Just foolish for the Cowboys to think they continually were going to get away with an undrafted rookie starting at right tackle, no matter how many pass rushers the Seahawks were missing. The results were confirming. Once they made the move, the Cowboys went from trailing 30-15 to scoring on three consecutive possessions – two touchdowns and a Zuerlein 42-yard field goal – while racking up 253 yards total offense – to take a 31-30 lead with 3:59 to play.\

But this time, unlike recovering from the 15-point deficit last Sunday with less than five minutes to play to overcome the Falcons, 40-39 on Zuerlein's walk-off field goal, they left far too much time on the clock for Wilson, who in eight plays captured a 38-31 lead on his 29-yard touchdown pass to Metcalf and a two-point conversion the Cowboys initially had stopped on the first attempt if not for Trysten Hill called for roughing Wilson.

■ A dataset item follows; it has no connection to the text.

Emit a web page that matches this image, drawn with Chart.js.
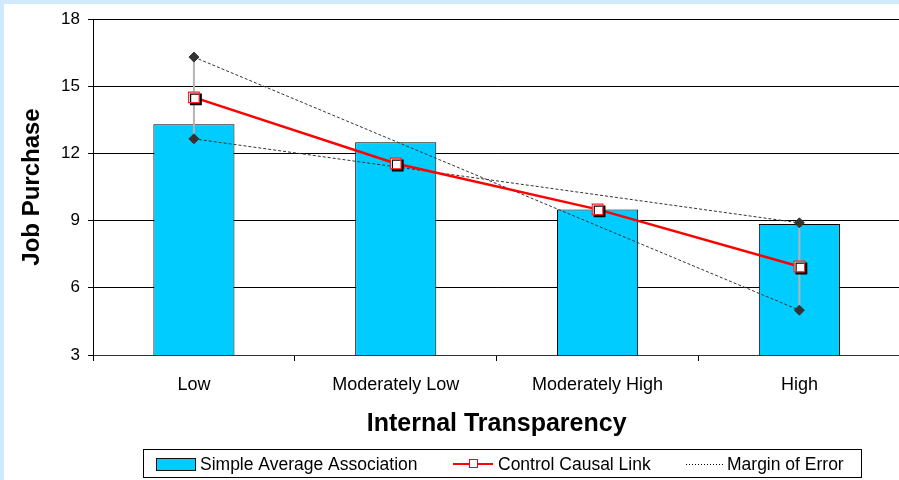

Though 1:47 and three timeouts were left, the Cowboys could only dink and dunk their way down field to a first-and-10 at the Seahawks' 22-yard line before Seattle sacked Dak for a second time. And you already know what happened on third down.

So the three-game critical totals:

  • Minus-4 on turnover differential.
  • 88 points scored.
  • 97 points against.
  • 1,472 yards gained, on pace after three games to rack up 7,850 yards for the season that would shatter last year's single-season franchise record of 6,904.
  • Dak 1,188 yards passing, putting him on a 6,336-yard pace that would ridiculously shatter the franchise single-season record of 4,903.
  • 9 opponent's touchdown passes in three game, a frightening 48-TD pace over 16 games after giving up just 21 last season.
  • Opposing QBs with a 114.1 rating.
  • Record 1-2, all three one-score games, a point differential of minus-9.

Just can't be asked to score 40 points a game to win.

Mike's right. Time for some serious cleansing.